Bitcoin’s latest rally has boosted the price of other major cryptocurrencies, including ethereum, Ripple’s XRP, chainlink, and litecoin, all up between 3% and 5%.
The bitcoin price surge over $14,000 per bitcoin comes shortly after a number of huge bitcoin transactions—worth more than $100 million—and follows the expiry of $750 million worth of bitcoin options contracts on Friday.
Bitcoin traders and investors have been braced for volatility over the last 24 hours, with high-value bitcoin options contracts—effectively traders betting on what they expect the bitcoin price to be in the future—expiring. Bullish or bearish trends can be exacerbated by such expiries.
Meanwhile, the bitcoin and cryptocurrency market has been rocked by $100 million worth of bitcoin being removed from two exchanges in the last few hours, the San Francisco-based Coinbase and the Luxembourg-based Bitstamp. A Twitter bot set up to track big bitcoin and crypto transactions, made by so-called “whales,” recorded the three separate transactions.

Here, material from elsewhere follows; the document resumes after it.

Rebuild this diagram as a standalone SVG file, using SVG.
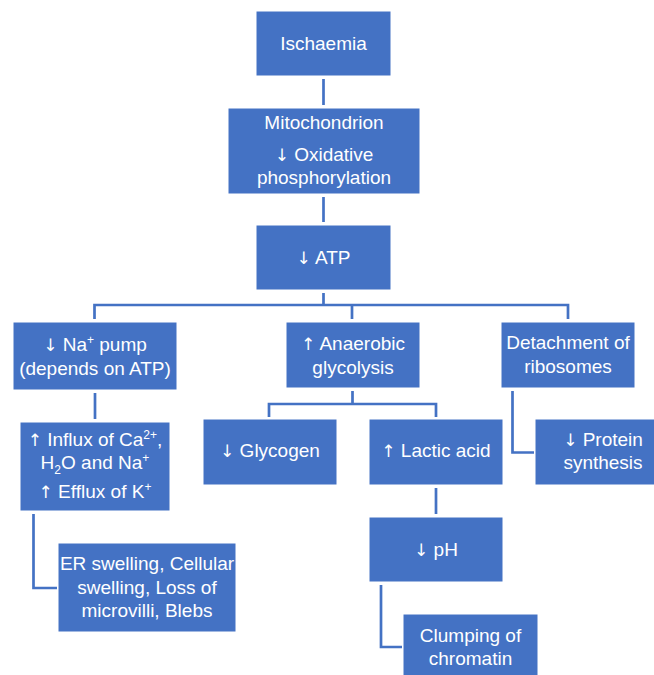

Bitcoin, which climbed to highs of $14,000 per bitcoin on Bitstamp before falling back to trader around $13,900, has found support over the last couple of months by a raft of bullish bitcoin news and increasing belief among some investors that bitcoin will serve as a hedge against a tidal wave of inflation they see on the horizon. This has led to bitcoin decoupling from the stock market over the last week or so.
“For most of the pandemic, bitcoin remained correlated with equities,” Andrew Ballinger, Associate at Wave Financial Group, said via email.
In June, the one-month bitcoin-S&P 500 correlation reached an all time high of 66.2%, according to data from Skew Analytics. Since June, this one-month bitcoin to S&P 500 correlation remained well into double-digits, for the most part hovering around the 40%-50% range, until the double-digit positive correlation broke this month.
“I wouldn’t be fully honest if I said I didn’t believe a major downturn in equities would have no effect on the still nascent digital asset economy, but I think this return to single digit and potentially negative correlation is a step in the right direction for those who believe in bitcoin’s store of value thesis,” Ballinger added.
“With continued uncertainty surrounding the economic recovery, investors may turn to digital currencies over equities, and test the ‘digital gold’ thesis of bitcoin further.”